Korean Traditional Boiled Pork (Dwaeji Soo Yook) | 돼지수육
pronounced: dwae-jee soo-yook
What: Boiled pork in soybean paste broth. Eaten in lettuce wraps with rice and other Korean side dishes. A healthier version to pork belly wraps. Very easy to make, and simply delicious.
Taste: Soft boiled pork with hints of soybean paste flavor infused throughout.
How It’s Made: Boil all the ingredients together until it’s soft and tender.
What to Serve it With: Eat it like the usual pork belly wraps Koreans eat (samgyeosal). We typically eat it with red leaf lettuce or butter lettuce, perilla leaf, add some rice in there, the boiled pork, kimchi, and a dab of my Mom’s seasoned gochujang + whatever other side dishes we have on hand.
Korean Traditional Boiled Pork (Dwaeji Soo Yook) | 돼지수육
Ingredients
Instructions
- Submerge pork shoulder in water for 1 hour. This is to remove excess blood from the pork. Drain and rinse pork.

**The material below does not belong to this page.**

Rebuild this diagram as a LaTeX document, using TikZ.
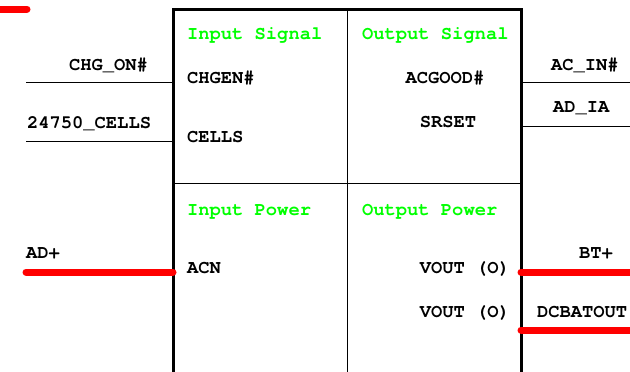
\documentclass[tikz,border=0pt]{standalone}
\usepackage{fontspec}
\setmainfont{TeX Gyre Cursor}
\usepackage{tikz}
\usetikzlibrary{positioning}
\usepackage{xcolor}
\definecolor{pinred}{RGB}{255,0,0}
\definecolor{hdrgreen}{RGB}{0,255,0}

\begin{document}
\begin{tikzpicture}[x=0.5pt, y=-0.5pt,
  every node/.style={font=\fontsize{9.4}{11}\selectfont\bfseries, inner sep=0pt, outer sep=0pt},
  hdr/.style={text=hdrgreen},
  sig/.style={line width=0.5pt},
  pwr/.style={line width=3.5pt, pinred, line cap=round}]
  \useasboundingbox (0,0) rectangle (630,371);
  \clip (0,0) rectangle (630,371);

  % block body, runs past the lower edge
  \node[draw, line width=1.5pt, anchor=north west, minimum width=174pt, minimum height=220pt] (blk) at (173,9) {};
  \coordinate (mid) at (173,183);
  \draw[sig] (blk.north) -- (blk.south);
  \draw[sig] (mid) -- (mid -| blk.east);

  % section headers
  \node[hdr, anchor=base west] (insig) at (187,39) {Input Signal};
  \node[hdr, anchor=base west] (outsig) at (362,39) {Output Signal};
  \node[hdr, anchor=base west] (inpwr) at (187,215) {Input Power};
  \node[hdr, anchor=base west] (outpwr) at (362,215) {Output Power};

  % pin names inside
  \node[anchor=base west] (chgen) at (187,83) {CHGEN\#};
  \node[anchor=base west] (cells) at (187,142) {CELLS};
  \node[anchor=base] (acgood) at (445,83) {ACGOOD\#};
  \node[anchor=base] (srset) at (448,127) {SRSET};
  \node[anchor=base west] (acn) at (187,273) {ACN};
  \node[anchor=base east] (vout1) at (510,273) {VOUT (O)};
  \node[anchor=base east] (vout2) at (510,317) {VOUT (O)};

  % net names outside
  \node[anchor=base east] (chgon) at (148,70) {CHG\_ON\#};
  \node[anchor=base west] (ncells) at (27,128) {24750\_CELLS};
  \node[anchor=base west] (adp) at (26,258) {AD+};
  \node[anchor=base west] (acin) at (551,70) {AC\_IN\#};
  \node[anchor=base west] (adia) at (553,112) {AD\_IA};
  \node[anchor=base east] (btp) at (613,258) {BT+};
  \node[anchor=base west] (dcbat) at (537,317) {DCBATOUT};

  % wire ends
  \coordinate (w1) at (26,82);
  \coordinate (w2) at (26,141);
  \coordinate (w3) at (26,272);
  \coordinate (e1) at (640,82);
  \coordinate (e2) at (640,126);
  \coordinate (e3) at (640,272);
  \coordinate (e4) at (640,330);
  \coordinate (stub) at (-10,9);

  % wires
  \draw[sig] (w1) -- (w1 -| blk.west);
  \draw[sig] (w2) -- (w2 -| blk.west);
  \draw[sig] (e1 -| blk.east) -- (e1);
  \draw[sig] (e2 -| blk.east) -- (e2);
  \draw[pwr] (w3) -- (w3 -| blk.west);
  \draw[pwr] (e3 -| blk.east) -- (e3);
  \draw[pwr] (e4 -| blk.east) -- (e4);
  \draw[pwr] (stub) -- ++(37,0);
\end{tikzpicture}
\end{document}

- Boil 5.5 cups of water in a large pot. Add in all ingredients to boiling water: 1lb pork, 2 heaping Tbsp soybean paste, 1 Tbsp chopped ginger, 1/2 brown onion, and 1 tsp dasida powder.Reduce heat to medium to medium high (it should be bubbling somewhat aggressively). Cover pot with lid.
- Cook for 30 to 40 minutes or until a chopstick is able to pierce through the entire pork easily when done.
- Slice pork thinly, and add spoonfuls of the broth/liquid over sliced pork. Enjoy with rice, seasoned gochujang, lettuce, perilla leaves, and other Korean banchan (side dishes).